Given material:
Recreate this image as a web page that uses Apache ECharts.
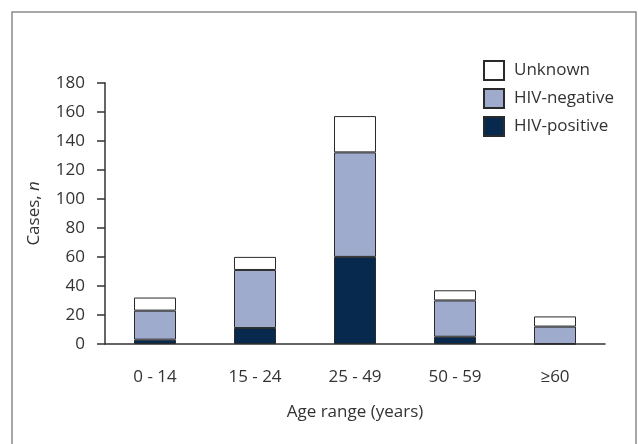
<!DOCTYPE html>
<html>
<head>
<meta charset="utf-8">
<script src="https://cdn.jsdelivr.net/npm/echarts@6/dist/echarts.min.js"></script>
<style>
  html, body { margin: 0; padding: 0; background: #fff; }
  #chart { width: 638px; height: 444px; }
</style>
</head>
<body>
<div id="chart"></div>
<script>
// categories and series (cases per age group)
const ageGroups = ['0 - 14', '15 - 24', '25 - 49', '50 - 59', '≥60']
const hivPositive = [3, 11, 60, 5, 0]
const hivNegative = [20, 40, 72, 25, 12]
const unknown = [9, 9, 25, 7, 7]

const font = 'Open Sans'
const edge = '#2a2a2a'

let chart = echarts.init(document.getElementById('chart'))

chart.setOption({
  animation: false,
  textStyle: { fontFamily: font },
  // outer frame
  graphic: [
    {
      type: 'rect',
      shape: { x: 12, y: 12, width: 624, height: 450 },
      style: { fill: 'none', stroke: '#8a8a8a', lineWidth: 1.5 },
    },
  ],
  grid: { left: 105, right: 33, top: 82.7, bottom: 100 },
  legend: {
    data: ['Unknown', 'HIV-negative', 'HIV-positive'],
    orient: 'vertical',
    left: 483,
    top: 60,
    padding: 0,
    icon: 'rect',
    itemWidth: 20,
    itemHeight: 19,
    itemGap: 7,
    textStyle: { fontSize: 17, color: '#333', fontFamily: font, padding: [0, 0, 0, 5] },
    selectedMode: false,
  },
  xAxis: {
    type: 'category',
    data: ageGroups,
    name: 'Age range (years)',
    nameLocation: 'middle',
    nameGap: 60,
    nameTextStyle: { fontSize: 17, color: '#333' },
    axisLine: { lineStyle: { color: '#333', width: 1.5 } },
    axisTick: { length: 8, lineStyle: { color: '#333', width: 1.5 } },
    axisLabel: { fontSize: 17, color: '#333', margin: 25 },
  },
  yAxis: {
    type: 'value',
    min: 0,
    max: 180,
    interval: 20,
    name: '{a|Cases, }{b|n}',
    nameLocation: 'middle',
    nameGap: 62,
    nameTextStyle: {
      rich: {
        a: { fontSize: 17, color: '#333', fontFamily: font },
        b: { fontSize: 17, color: '#333', fontFamily: font, fontStyle: 'italic' },
      },
    },
    splitLine: { show: false },
    axisLine: { show: true, lineStyle: { color: '#333', width: 1.5 } },
    axisTick: { show: true, length: 8, lineStyle: { color: '#333', width: 1.5 } },
    axisLabel: { fontSize: 17, color: '#333', margin: 20 },
  },
  series: [
    {
      name: 'HIV-positive',
      type: 'bar',
      stack: 'cases',
      barWidth: 42,
      data: hivPositive,
      itemStyle: { color: '#06294d', borderColor: edge, borderWidth: 1 },
    },
    {
      name: 'HIV-negative',
      type: 'bar',
      stack: 'cases',
      barWidth: 42,
      data: hivNegative,
      itemStyle: { color: '#9eabcd', borderColor: edge, borderWidth: 1 },
    },
    {
      name: 'Unknown',
      type: 'bar',
      stack: 'cases',
      barWidth: 42,
      data: unknown,
      itemStyle: { color: '#ffffff', borderColor: edge, borderWidth: 1 },
    },
  ],
})
</script>
</body>
</html>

Instructions to follow:
Output exactly the span of lines from the top of the listing through the line holding "let chart = echarts.init(document.getElementById('chart'))", and leave every picture out.

Response below:
Recreate this image as a web page that uses Apache ECharts.
<!DOCTYPE html>
<html>
<head>
<meta charset="utf-8">
<script src="https://cdn.jsdelivr.net/npm/echarts@6/dist/echarts.min.js"></script>
<style>
  html, body { margin: 0; padding: 0; background: #fff; }
  #chart { width: 638px; height: 444px; }
</style>
</head>
<body>
<div id="chart"></div>
<script>
// categories and series (cases per age group)
const ageGroups = ['0 - 14', '15 - 24', '25 - 49', '50 - 59', '≥60']
const hivPositive = [3, 11, 60, 5, 0]
const hivNegative = [20, 40, 72, 25, 12]
const unknown = [9, 9, 25, 7, 7]

const font = 'Open Sans'
const edge = '#2a2a2a'

let chart = echarts.init(document.getElementById('chart'))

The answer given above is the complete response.